Users recon that the cutters nearly double the output compared to traditional methods. Menon explained; “There are areas where the soil is too hard and the bucket just scratches, for this you need the drum cutter. It is very fast and safe.”
While drum cutting is only used on a handful of UAE sites at the moment, in other parts of the region it is very popular. “In Oman and Doha is very popular” he said. “We were the first company to use it here, and on several sites including The Waterfront where there is something not totally rock, not totally limestone,” Apparently, the drum cutter ‘simply crunches through’ this type of high-carbide stone.
Pile Cutter
The old method of demolishing unwanted foundation piles involved jackhammers, saws, and a whole lot of labour. Clearly, this would very quickly become a drain on resources should more than one pile need removing. “One of my specialities is pile cutting. We have cut over a million piles now” Memon said,
“We have a longitude cutter working in Dubai. This one cuts from the inside, outwards. Any pile over 1.4 metres we can’t crush with our machine. For that we use this and auger it from the inside, out. At the moment it is working at the Schumacher Tower in Business Bay.” Larger piles are necessary as buildings get heavier and taller. “At the moment, the standard here is piles 1.8 metres tall, but 2 metres will be common soon” he explained.
Riddle buckets
Not common in the UAE yet, these buckets with a meshed rear are invaluable for any application where soil or sand needs to be sorted from stone or rubble. They allow brick, concrete, stone, vegetation or any other debris to be separated from soil, and the heavier duty, ribbed back models are suitable for sorting rock or concrete, prior to crushing or screening.
While these buckets are not often seen here, a company new to the region, Fleco Attachments have brought these and others to the region. Andrew Morrison, a regional manager at the company said; “Riddle buckets are ideal for any applications where you want to move the debris, rather than the soil itself.”
The gap between the riddle bars, known as ‘tines’ will depend on the nature of the stone and soil you wish to separate.”
He added these were popular in the demolition industry in the ‘States, as well as closely related attachments such as skeletal rock buckets.
Grapples
For moving large boulders, or handling rubble on a demolition project, the tool of choice is a grapple, sometimes known as a grabber. Menon said; “This is for stone placing. We have a project coming up, where this grapple will be put on the end of a fifteen metre boom.”

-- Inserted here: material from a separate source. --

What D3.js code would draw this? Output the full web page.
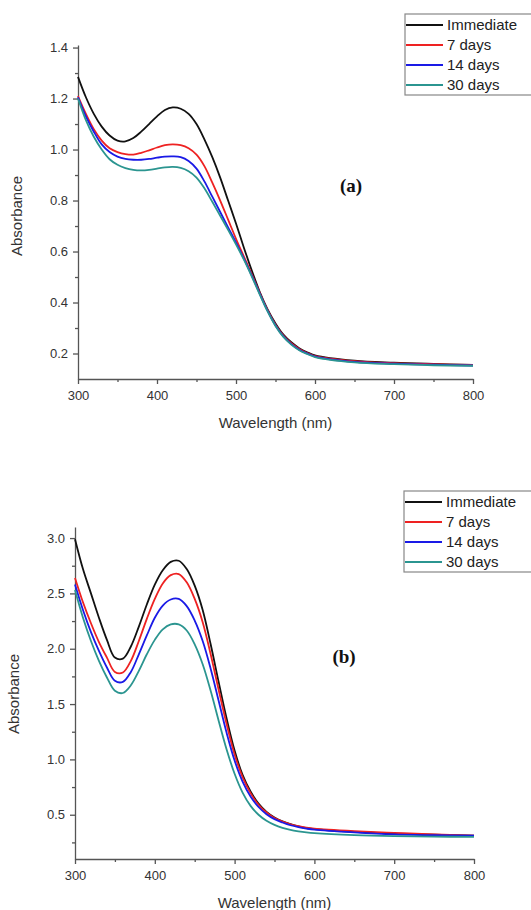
<!DOCTYPE html>
<html>
<head>
<meta charset="utf-8">
<script src="https://cdn.jsdelivr.net/npm/d3@7"></script>
<style>
  body { margin: 0; background: #fff; }
  svg { display: block; font-family: "Liberation Sans", Arial, sans-serif; }
</style>
</head>
<body>
<svg id="chart"></svg>
<script>
// UV-vis spectra, two panels (a) and (b)

var wavelengths = [300, 310, 320, 330, 340, 350, 360, 370, 380, 390, 400, 410, 420, 430, 440, 450,
    460, 470, 480, 490, 500, 510, 520, 530, 540, 550, 560, 570, 580, 590, 600, 650, 700, 750, 800];
var seriesNames = ['Immediate', '7 days', '14 days', '30 days'];
var seriesColors = ['#111111', '#ee2222', '#1a1ae6', '#2b9590'];

// panel (a)
var absA_immediate = [1.285, 1.205, 1.14, 1.09, 1.055, 1.035, 1.032, 1.045, 1.07, 1.10, 1.13, 1.155, 1.165, 1.16, 1.14, 1.10,
    1.04, 0.97, 0.89, 0.80, 0.71, 0.615, 0.525, 0.442, 0.373, 0.318, 0.274, 0.244, 0.221, 0.205, 0.193, 0.172, 0.164, 0.159, 0.155];
var absA_7days = [1.21, 1.14, 1.08, 1.035, 1.005, 0.99, 0.982, 0.98, 0.987, 0.997, 1.008, 1.017, 1.02, 1.017, 1.005, 0.98,
    0.935, 0.87, 0.80, 0.725, 0.65, 0.58, 0.51, 0.438, 0.37, 0.313, 0.27, 0.24, 0.218, 0.202, 0.19, 0.17, 0.162, 0.158, 0.155];
var absA_14days = [1.205, 1.13, 1.07, 1.02, 0.99, 0.972, 0.963, 0.96, 0.96, 0.963, 0.968, 0.972, 0.973, 0.97, 0.955, 0.925,
    0.875, 0.815, 0.755, 0.695, 0.635, 0.572, 0.505, 0.435, 0.367, 0.31, 0.267, 0.237, 0.215, 0.20, 0.188, 0.167, 0.16, 0.156, 0.153];
var absA_30days = [1.20, 1.115, 1.05, 1.0, 0.962, 0.94, 0.927, 0.92, 0.918, 0.92, 0.925, 0.93, 0.932, 0.928, 0.915, 0.89,
    0.848, 0.795, 0.74, 0.685, 0.628, 0.568, 0.502, 0.432, 0.365, 0.308, 0.265, 0.235, 0.213, 0.198, 0.186, 0.165, 0.158, 0.154, 0.152];

// panel (b)
var absB_immediate = [2.99, 2.72, 2.50, 2.28, 2.08, 1.92, 1.91, 2.02, 2.20, 2.40, 2.58, 2.71, 2.785, 2.795, 2.72, 2.57,
    2.35, 2.04, 1.70, 1.37, 1.08, 0.86, 0.71, 0.60, 0.525, 0.475, 0.44, 0.415, 0.395, 0.38, 0.37, 0.345, 0.33, 0.32, 0.31];
var absB_7days = [2.64, 2.42, 2.23, 2.06, 1.92, 1.79, 1.785, 1.89, 2.07, 2.27, 2.45, 2.59, 2.665, 2.675, 2.60, 2.45,
    2.24, 1.95, 1.63, 1.32, 1.045, 0.84, 0.695, 0.59, 0.52, 0.47, 0.438, 0.414, 0.396, 0.383, 0.374, 0.352, 0.336, 0.322, 0.312];
var absB_14days = [2.58, 2.35, 2.15, 1.98, 1.83, 1.71, 1.70, 1.79, 1.95, 2.12, 2.28, 2.39, 2.445, 2.45, 2.385, 2.255,
    2.07, 1.82, 1.53, 1.24, 0.99, 0.80, 0.665, 0.57, 0.505, 0.46, 0.43, 0.405, 0.388, 0.375, 0.365, 0.34, 0.322, 0.315, 0.31];
var absB_30days = [2.53, 2.28, 2.07, 1.89, 1.74, 1.62, 1.60, 1.67, 1.80, 1.95, 2.08, 2.175, 2.22, 2.22, 2.165, 2.04,
    1.86, 1.62, 1.35, 1.09, 0.87, 0.70, 0.58, 0.50, 0.445, 0.408, 0.382, 0.363, 0.35, 0.34, 0.333, 0.315, 0.306, 0.302, 0.30];

var xTicks = [300, 400, 500, 600, 700, 800];
var xMinorTicks = [350, 450, 550, 650, 750];
var yTicksA = [0.2, 0.4, 0.6, 0.8, 1.0, 1.2, 1.4];
var yMinorTicksA = [0.3, 0.5, 0.7, 0.9, 1.1, 1.3];
var yTicksB = [0.5, 1.0, 1.5, 2.0, 2.5, 3.0];
var yMinorTicksB = [0.25, 0.75, 1.25, 1.75, 2.25, 2.75];

var svgWidth = 531, svgHeight = 910;
var axisColor = '#555';

var svg = d3.select('#chart')
    .attr('width', svgWidth)
    .attr('height', svgHeight);

function drawPanel(p) {
    var g = svg.append('g');

    var xScale = d3.scaleLinear().domain([300, 800]).range([p.left, p.right]);
    var yScale = d3.scaleLinear().domain(p.yDomain).range([p.bottom, p.top]);

    // minor ticks first, so major ones sit on top
    g.append('g')
        .attr('transform', 'translate(0,' + p.bottom + ')')
        .call(d3.axisBottom(xScale).tickValues(xMinorTicks).tickSize(3).tickFormat(''))
        .call(function(a) { a.select('.domain').remove(); });
    g.append('g')
        .attr('transform', 'translate(' + p.left + ',0)')
        .call(d3.axisLeft(yScale).tickValues(p.yMinor).tickSize(3).tickFormat(''))
        .call(function(a) { a.select('.domain').remove(); });

    g.append('g')
        .attr('transform', 'translate(0,' + p.bottom + ')')
        .call(d3.axisBottom(xScale).tickValues(xTicks).tickSize(5).tickSizeOuter(0).tickPadding(7));
    g.append('g')
        .attr('transform', 'translate(' + p.left + ',0)')
        .call(d3.axisLeft(yScale).tickValues(p.yTicks).tickSize(5).tickSizeOuter(0).tickPadding(5)
            .tickFormat(d3.format('.1f')));

    g.selectAll('.domain, .tick line').attr('stroke', axisColor).attr('stroke-width', 1.3);
    g.selectAll('.tick text')
        .attr('font-size', 13)
        .attr('font-family', '"Liberation Sans", Arial, sans-serif')
        .attr('fill', '#333');

    // axis titles
    g.append('text')
        .attr('x', (p.left + p.right) / 2)
        .attr('y', p.bottom + 49)
        .attr('text-anchor', 'middle')
        .attr('font-size', 15)
        .attr('fill', '#333')
        .text('Wavelength (nm)');
    g.append('text')
        .attr('transform', 'translate(' + p.yTitleX + ',' + p.yTitleY + ') rotate(-90)')
        .attr('text-anchor', 'middle')
        .attr('font-size', 15)
        .attr('fill', '#333')
        .text('Absorbance');

    // spectra
    var line = d3.line()
        .x(function(d, i) { return xScale(wavelengths[i]); })
        .y(function(d) { return yScale(d); })
        .curve(d3.curveCatmullRom.alpha(0.5));

    g.selectAll('path.spectrum')
        .data(p.series)
        .enter()
        .append('path')
        .attr('class', 'spectrum')
        .attr('fill', 'none')
        .attr('stroke', function(d, i) { return seriesColors[i]; })
        .attr('stroke-width', 1.8)
        .attr('d', function(d) { return line(d); });

    // panel label
    g.append('text')
        .attr('x', p.labelX)
        .attr('y', p.labelY)
        .attr('text-anchor', 'middle')
        .attr('font-family', '"Liberation Serif", "Times New Roman", serif')
        .attr('font-weight', 'bold')
        .attr('font-size', 19)
        .attr('fill', '#111')
        .text(p.label);

    // legend (runs off the right edge like the original)
    var legend = g.append('g').attr('transform', 'translate(' + p.legendX + ',' + p.legendY + ')');
    legend.append('rect')
        .attr('x', 0).attr('y', 0)
        .attr('width', 150).attr('height', 81)
        .attr('fill', '#fff')
        .attr('stroke', '#888')
        .attr('stroke-width', 1.2);
    var rows = legend.selectAll('g.row')
        .data(seriesNames)
        .enter()
        .append('g')
        .attr('class', 'row')
        .attr('transform', function(d, i) { return 'translate(0,' + (11 + i * 20) + ')'; });
    rows.append('line')
        .attr('x1', 1).attr('x2', 38)
        .attr('stroke', function(d, i) { return seriesColors[i]; })
        .attr('stroke-width', 2);
    rows.append('text')
        .attr('x', 42)
        .attr('dy', '0.36em')
        .attr('font-size', 15)
        .attr('fill', '#222')
        .text(function(d) { return d; });
}

drawPanel({
    left: 78, right: 473, top: 45, bottom: 379,
    yDomain: [0.1, 1.41], yTicks: yTicksA, yMinor: yMinorTicksA,
    series: [absA_immediate, absA_7days, absA_14days, absA_30days],
    yTitleX: 22, yTitleY: 216,
    label: '(a)', labelX: 351, labelY: 192,
    legendX: 405, legendY: 14
});

drawPanel({
    left: 75, right: 474, top: 527, bottom: 859,
    yDomain: [0.1, 3.1], yTicks: yTicksB, yMinor: yMinorTicksB,
    series: [absB_immediate, absB_7days, absB_14days, absB_30days],
    yTitleX: 19, yTitleY: 694,
    label: '(b)', labelX: 344, labelY: 663,
    legendX: 404, legendY: 491
});
</script>
</body>
</html>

Used for placing stones, the grapple can also be found in the scrap handling and demolition industries. A close relative of the grapple is the pulveriser, which is an evil looking jaw used in demolition, which can literally ‘chew’ its way through brick. Modern developments now allow this attachment to also be used as a rebar cutter. So now you’ve read the scoop, go and choose a bucket.
Pile breaking
The most basic method of breaking down piles is to either use hand held breakers or plant-mounted pneumatic breakers. While this method is perhaps the easiest to specify and takes no initial planning, it can produce unacceptable heath and safety risks and causes unnecessary damage particularly to small diameter piles if not very carefully controlled.
Specially designed pile breakers are available in a range of sizes and capability. Hydraulic pile breakers are both available for cast in situ and precast piles.